The Oval Forum and Cardo Maximus, the colonnaded road are the most recognizable features of Jerash.
The Oval Forum is bounded by 56 Ionic columns. The large square was probably used as a marketplace and a social gathering spot.
With the beautiful scaenae frons (stage backdrop) and proscenium (front face of the stage), the South Theatre is another popular attraction in Jerash.
Built between AD 81 and 96, the 5000-seat South Theatre is famous for its acoustics.
Just like many other tourists, we came across a band playing Jordanian Scottish bagpipe at the South Theatre of Jerash.
The Jordanian Scottish bagpipe is a legacy from Emirate of Transjordan, the years of British protectorate before 1946.

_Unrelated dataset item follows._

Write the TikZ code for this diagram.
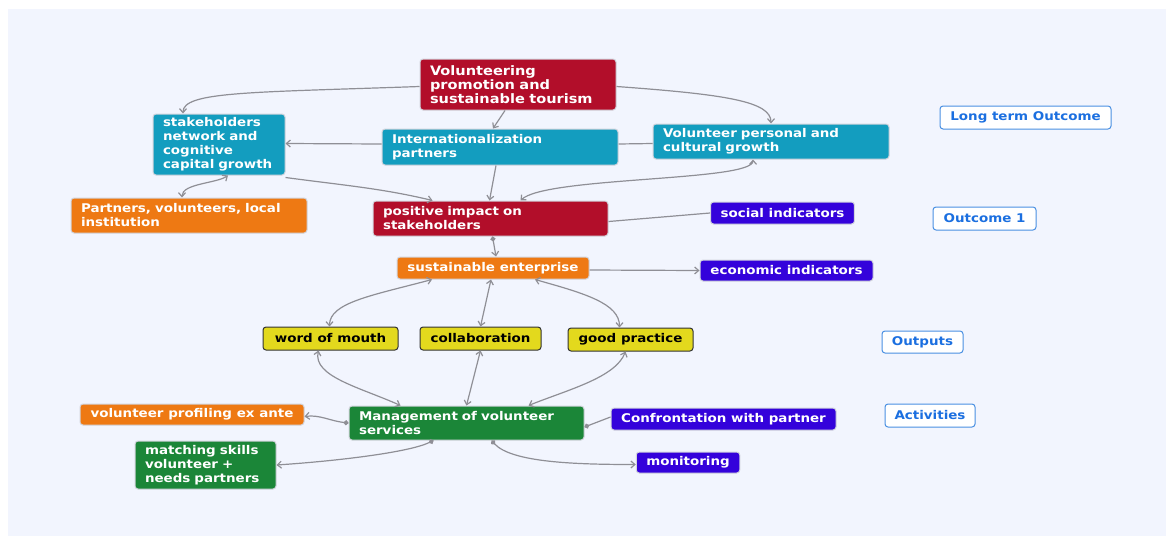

Artemis was the patron saint of Gerasa. Built in the 2nd century AD, the Temple of Artemis was one of the most important building in the city, at least before the end of the 4th century when pagan cults were forbidden.
Temple of Artemis has several beautiful Corinthian columns.
Each column weighs over 20 tons and are 39 feet tall.
Built in AD 165, the North Theatre was used for government meetings in the Roman times. Many seats are inscribed with names of city council members.